Dreaming About a Turtle in Water: What the Aquatic Setting Changes About the Meaning
Quick Answer: A turtle in water tends to reflect a comfortable relationship with emotional depth — moving through feelings rather than retreating from them. This variation often appears for people who are currently processing something slowly but without resistance.
Why "In Water" Changes the Meaning
A turtle on land is primarily a symbol of protection and patience — the shell is the focus, the pace is the point. When the turtle moves into water, the psychological emphasis shifts. Water in dreams is widely associated with the emotional or unconscious realm, and placing the turtle there changes what the dream is actually about. It is no longer just about endurance; it is about how you navigate what lies beneath the surface.
The mechanism is environmental. On land, a turtle is slow by nature — its pace feels effortful, even defensive. In water, turtles are unexpectedly graceful. They move with ease in an environment that most land creatures find threatening. This contrast is what gives the aquatic variation its distinct character: it tends to reflect a state where the dreamer is not struggling against emotional currents but moving through them with a kind of quiet competence.
Counterintuitively, this dream often appears not during calm periods but during emotionally complex ones — grief, transitions, long uncertain waits. The turtle in water may suggest that the dreamer has found their element precisely because the situation is difficult. It is the image the brain reaches for when someone is handling something heavy with more grace than they consciously recognize.
What Dreaming About a Turtle in Water Reflects
In short: This dream is often interpreted as a sign of emotional fluency — moving through difficult feelings at your own pace, without being overwhelmed by them.
What it reflects: A turtle in water may indicate that you are in a period of deep, unhurried emotional processing. Unlike the land-turtle's association with waiting things out, the aquatic turtle tends to reflect active navigation — you are moving, just slowly and below the surface. Someone who recently lost a long relationship and has been quietly, privately working through it (not avoiding it, not rushing it) often reports this image. The water does not threaten the turtle; the dreamer is not drowning. They are swimming.
Why your brain uses this specific image: The brain may reach for a turtle in water when it needs to represent sustained emotional movement without urgency. The shell remains — self-protection is still present — but it is not what propels the turtle forward. In water, momentum comes from something else. This may reflect a psychological state where defenses are still in place, but they are no longer the primary way you are relating to a situation.
Who typically has this dream: Someone who has been carrying an unresolved emotional situation for months — a long job search, a slow estrangement, a health scare that requires waiting — and who has, perhaps without realizing it, settled into a steady internal rhythm rather than cycling through anxiety. Not someone who has resolved the situation, but someone who has learned to live inside it.
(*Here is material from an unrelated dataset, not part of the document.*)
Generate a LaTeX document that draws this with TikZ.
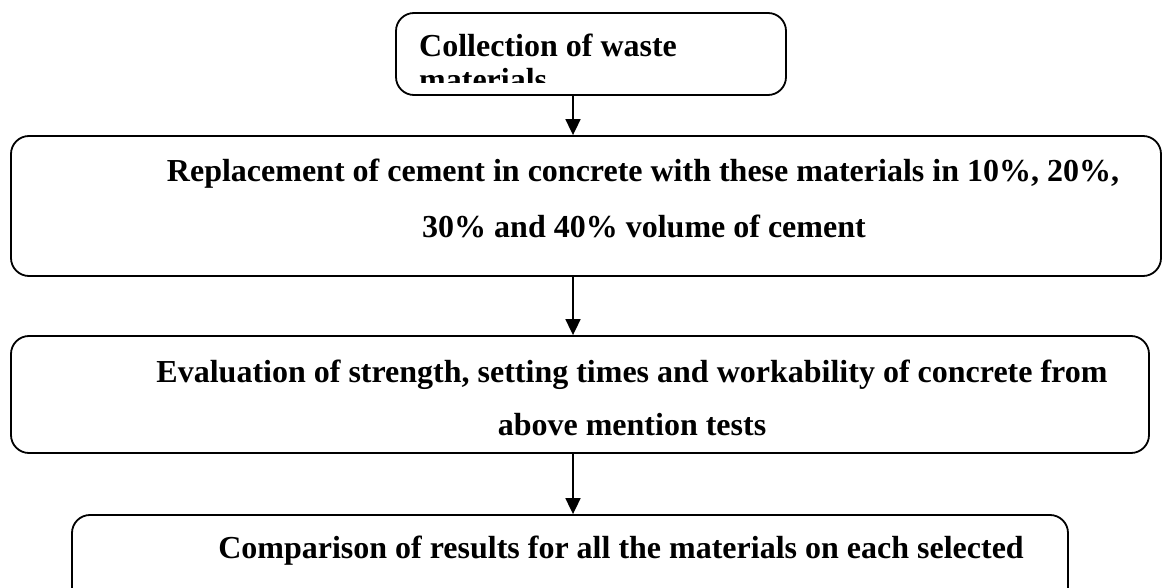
\documentclass[tikz,border=0pt]{standalone}
\usepackage{fontspec}
\setmainfont{Liberation Serif}
\usetikzlibrary{arrows.meta}

\begin{document}
\begin{tikzpicture}[x=1pt,y=-1pt,
    stage/.style={draw,line width=1.8pt,rounded corners=18pt,inner sep=0pt},
    txt/.style={anchor=base,inner sep=0pt,font=\bfseries\fontsize{32}{35}\selectfont},
    arr/.style={line width=1.8pt,-{Triangle[length=16pt,width=15pt]}}]
  \useasboundingbox (0,0) rectangle (1162,588);
  \clip (0,0) rectangle (1162,588);
  \draw
    (591,54) node[stage,minimum width=390pt,minimum height=82pt] (collect){}
    (586,206) node[stage,minimum width=1150pt,minimum height=140pt] (replace){}
    (580,394.5) node[stage,minimum width=1138pt,minimum height=117pt] (evaluate){}
    (570,565) node[stage,minimum width=996pt,minimum height=100pt] (compare){};
  \coordinate (spine) at (573,0);
  % texts
  \node[txt,anchor=base west] (collect1) at (419,57) {Collection of waste};
  \begin{scope}
    \clip (396,13) rectangle (786,83);
    \node[txt,anchor=base west] (collect2) at (419,91) {materials};
  \end{scope}
  \node[txt] (replace1) at (643,182) {Replacement of cement in concrete with these materials in 10\%, 20\%,};
  \node[txt] (replace2) at (644,238) {30\% and 40\% volume of cement};
  \node[txt] (evaluate1) at (632,382) {Evaluation of strength, setting times and workability of concrete from};
  \node[txt] (evaluate2) at (632,435) {above mention tests};
  \node[txt] (compare1) at (621,558) {Comparison of results for all the materials on each selected};
  \begin{scope}[arr]
    \draw (collect.south -| spine) to (replace.north -| spine);
    \draw (replace.south -| spine) to (evaluate.north -| spine);
    \draw (evaluate.south -| spine) to (compare.north -| spine);
  \end{scope}
\end{tikzpicture}
\end{document}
How to Tell If This Interpretation Applies to You
Ask yourself these questions:
- Is there something in your waking life you have been processing slowly — not avoiding, but genuinely taking your time with?
- Did the turtle in the dream appear calm and in control of its movement, or was it struggling, sinking, or being carried by the current?
- When you woke up, did the dream feel peaceful, melancholy, or something in between — rather than threatening?
This interpretation is stronger if:
- The water in the dream was clear or calm rather than murky or turbulent
- You watched the turtle move with a sense of recognition or quiet admiration
- You are currently in a situation that requires patience over action, and you have mostly made peace with that
How This Differs from Dreaming About a Turtle on Land
The most common confusion is treating these two as interchangeable variations of the same theme. They are not. A turtle on land tends to reflect deliberate withdrawal — the shell pulled inward, protection emphasized, movement slowed by choice or necessity. It is often associated with setting boundaries or conserving energy in a demanding environment.
A turtle in water points in a different direction: the shell is still present but the creature is in its element, moving fluidly through a medium associated with emotion and the unconscious. Where the land turtle may indicate that you are holding something back, the water turtle tends to suggest you are letting something move through you. One is about self-containment; the other is about emotional navigation. If the turtle in your dream was submerged — fully underwater rather than swimming at the surface — the interpretation may lean further toward deep unconscious processing, something you are working through below the level of conscious awareness.